Given a string s, return the length of its longest palindromic subsequence — a sequence that reads the same forwards and backwards but is not required to be contiguous.

Inputs = "bbbab"

Output4

"bbbb" is a palindromic subsequence of length 4.

def longest_palindrome_subseq(s):
    n = len(s)
    dp = [[0] * n for _ in range(n)]
    for i in range(n):
        dp[i][i] = 1
    for length in range(2, n + 1):
        for i in range(n - length + 1):
            j = i + length - 1
            if s[i] == s[j]:
                dp[i][j] = (dp[i + 1][j - 1] if length > 2 else 0) + 2
            else:
                dp[i][j] = max(dp[i + 1][j], dp[i][j - 1])
    return dp[0][n - 1]

function longestPalindromeSubseq(s) {
  const n = s.length;
  const dp = Array.from({ length: n }, () => new Array(n).fill(0));
  for (let i = 0; i < n; i++) dp[i][i] = 1;
  for (let len = 2; len <= n; len++) {
    for (let i = 0; i + len - 1 < n; i++) {
      const j = i + len - 1;
      if (s[i] === s[j]) dp[i][j] = (len > 2 ? dp[i + 1][j - 1] : 0) + 2;
      else dp[i][j] = Math.max(dp[i + 1][j], dp[i][j - 1]);
    }
  }
  return dp[0][n - 1];
}

class Solution {
    public int longestPalindromeSubseq(String s) {
        int n = s.length();
        int[][] dp = new int[n][n];
        for (int i = 0; i < n; i++) dp[i][i] = 1;
        for (int len = 2; len <= n; len++) {
            for (int i = 0; i + len - 1 < n; i++) {
                int j = i + len - 1;
                if (s.charAt(i) == s.charAt(j)) {
                    dp[i][j] = (len > 2 ? dp[i + 1][j - 1] : 0) + 2;
                } else {
                    dp[i][j] = Math.max(dp[i + 1][j], dp[i][j - 1]);
                }
            }
        }
        return dp[0][n - 1];
    }
}

int longestPalindromeSubseq(string s) {
    int n = s.size();
    vector<vector<int>> dp(n, vector<int>(n, 0));
    for (int i = 0; i < n; i++) dp[i][i] = 1;
    for (int len = 2; len <= n; len++) {
        for (int i = 0; i + len - 1 < n; i++) {
            int j = i + len - 1;
            if (s[i] == s[j]) dp[i][j] = (len > 2 ? dp[i + 1][j - 1] : 0) + 2;
            else dp[i][j] = max(dp[i + 1][j], dp[i][j - 1]);
        }
    }
    return dp[0][n - 1];
}

Explanation

We want the longest subsequence that reads the same both ways, where letters can be skipped. The idea is to solve it for every slice of the string and build up from tiny slices to the whole thing, storing answers in a table dp[i][j] = best palindrome inside s[i..j].

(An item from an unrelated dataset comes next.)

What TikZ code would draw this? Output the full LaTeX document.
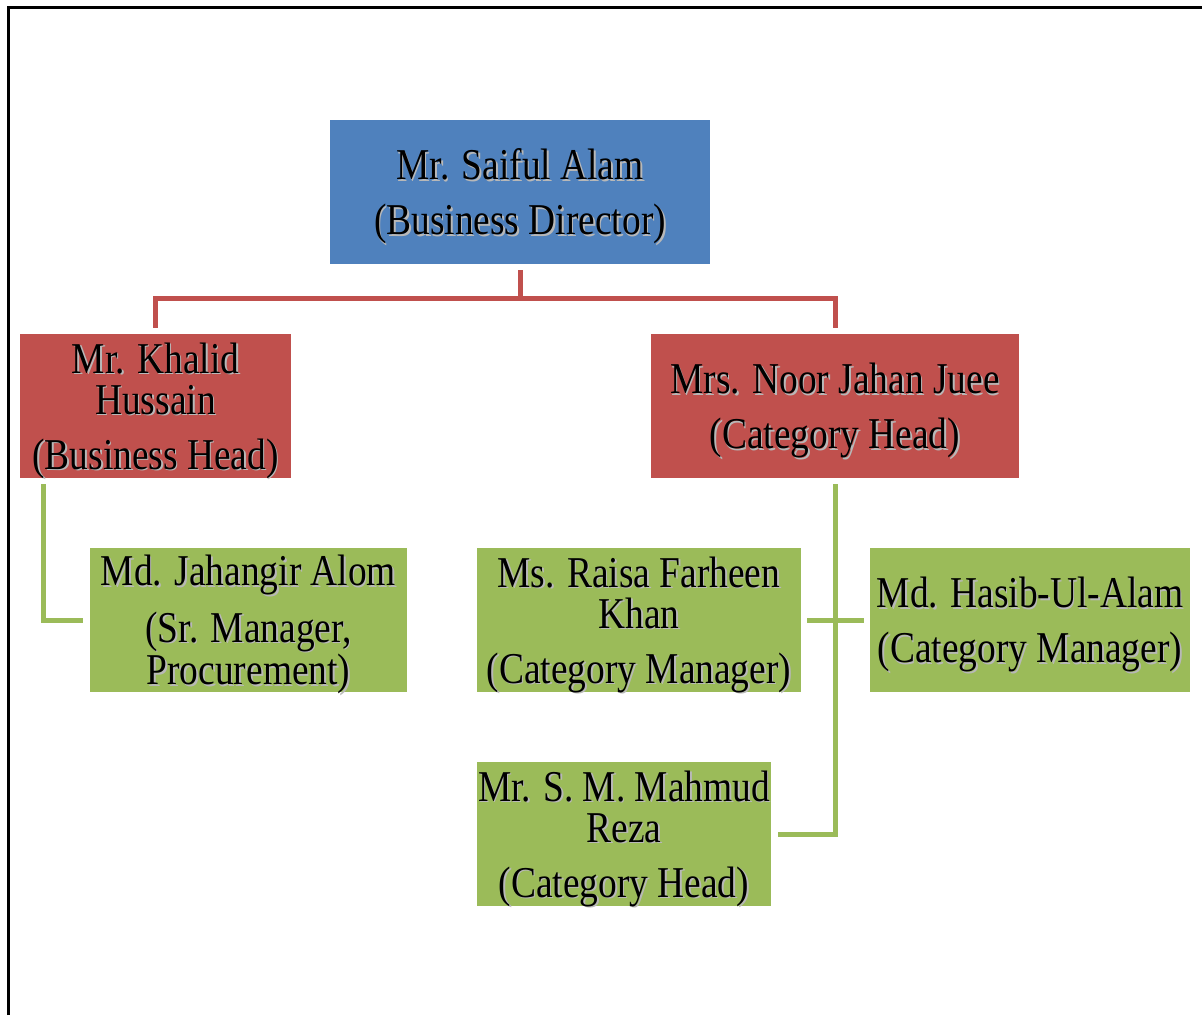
\documentclass[tikz,border=0pt]{standalone}
\usepackage{fontspec}
\setmainfont[FakeStretch=0.85]{Liberation Serif}
\usetikzlibrary{calc}
\definecolor{boxblue}{HTML}{4F81BD}
\definecolor{boxred}{HTML}{C0504D}
\definecolor{boxgreen}{HTML}{9BBB59}
\newcommand\shd[1]{\leavevmode\rlap{\kern1.6pt\raisebox{-1.6pt}{\textcolor{black!28}{#1}}}#1}
\tikzset{
  orgbox/.style={rectangle, inner sep=0pt, minimum height=144, align=center,
    text=black, font={\fontsize{44}{41}\selectfont}, text depth=0pt},
  redline/.style={draw=boxred, line width=5pt},
  greenline/.style={draw=boxgreen, line width=5pt},
}
\begin{document}
\begin{tikzpicture}[x=1pt,y=-1pt]
\useasboundingbox (0,0) rectangle (1202,1015);
\fill[white] (0,0) rectangle (1202,1015);
\draw[line width=3pt] (8,1015) -- (8,7.5) -- (1202,7.5);

\node[orgbox, fill=boxblue, minimum width=380] (top) at (520,192)
  {\shd{Mr. Saiful Alam}\\[14pt]\shd{(Business Director)}};
\node[orgbox, fill=boxred, minimum width=271] (khalid) at (155.5,406)
  {\shd{Mr. Khalid}\\\shd{Hussain}\\[14pt]\shd{(Business Head)}};
\node[orgbox, fill=boxred, minimum width=368] (noor) at (835,406)
  {\shd{Mrs. Noor Jahan Juee}\\[14pt]\shd{(Category Head)}};
\node[orgbox, fill=boxgreen, minimum width=317] (jahangir) at (248.5,620)
  {\shd{Md. Jahangir Alom}\\[14pt]\shd{(Sr. Manager,}\\\shd{Procurement)}};
\node[orgbox, fill=boxgreen, minimum width=324] (raisa) at (639,620)
  {\shd{Ms. Raisa Farheen}\\\shd{Khan}\\[14pt]\shd{(Category Manager)}};
\node[orgbox, fill=boxgreen, minimum width=320] (hasib) at (1030,620)
  {\shd{Md. Hasib-Ul-Alam}\\[14pt]\shd{(Category Manager)}};
\node[orgbox, fill=boxgreen, minimum width=294] (mahmud) at (624,834)
  {\shd{Mr. S. M. Mahmud}\\\shd{Reza}\\[14pt]\shd{(Category Head)}};

\coordinate (topS) at ($(top.south)+(0,6)$);
\coordinate (bus) at ($(top.south)+(0,34.5)$);
\coordinate (khalidN) at ($(khalid.north)+(0,-6)$);
\coordinate (noorN) at ($(noor.north)+(0,-6)$);
\draw[redline] (topS) -- (bus);
\draw[redline] (bus) -| (khalidN);
\draw[redline] (bus) -| (noorN);

\coordinate (khalidS) at ($(khalid.south west)+(24,6)$);
\coordinate (jahW) at ($(jahangir.west)+(-7,0)$);
\draw[greenline] (khalidS) |- (jahW);

\coordinate (noorS) at ($(noor.south)+(0,6)$);
\coordinate (raisaE) at ($(raisa.east)+(6,0)$);
\coordinate (hasibW) at ($(hasib.west)+(-6,0)$);
\coordinate (mahmudE) at ($(mahmud.east)+(7,0)$);
\draw[greenline] (noorS) |- (mahmudE);
\draw[greenline] (raisaE) -- (hasibW);
\end{tikzpicture}
\end{document}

The key insight is about the two endpoints of a slice. If s[i] and s[j] are the same letter, they can wrap around whatever palindrome lives strictly inside, so dp[i][j] = dp[i+1][j-1] + 2. If they differ, at least one of them is useless, so we drop one side and take the better of dp[i+1][j] or dp[i][j-1].

We start by marking every single character as a palindrome of length 1 (the diagonal dp[i][i] = 1). Then we fill slices of length 2, 3, and up, so the smaller inner answers a slice needs are always ready before we use them.

This works because a palindrome is defined entirely by its outermost pair of characters plus its core, so checking endpoints and reusing inner results covers every case without rechecking.

Example: for "bbbab", the outer bs keep matching and wrapping the inner bs, building up "bbbb" of length 4, which lands in dp[0][n-1].

Time: O(n²) Space: O(n²)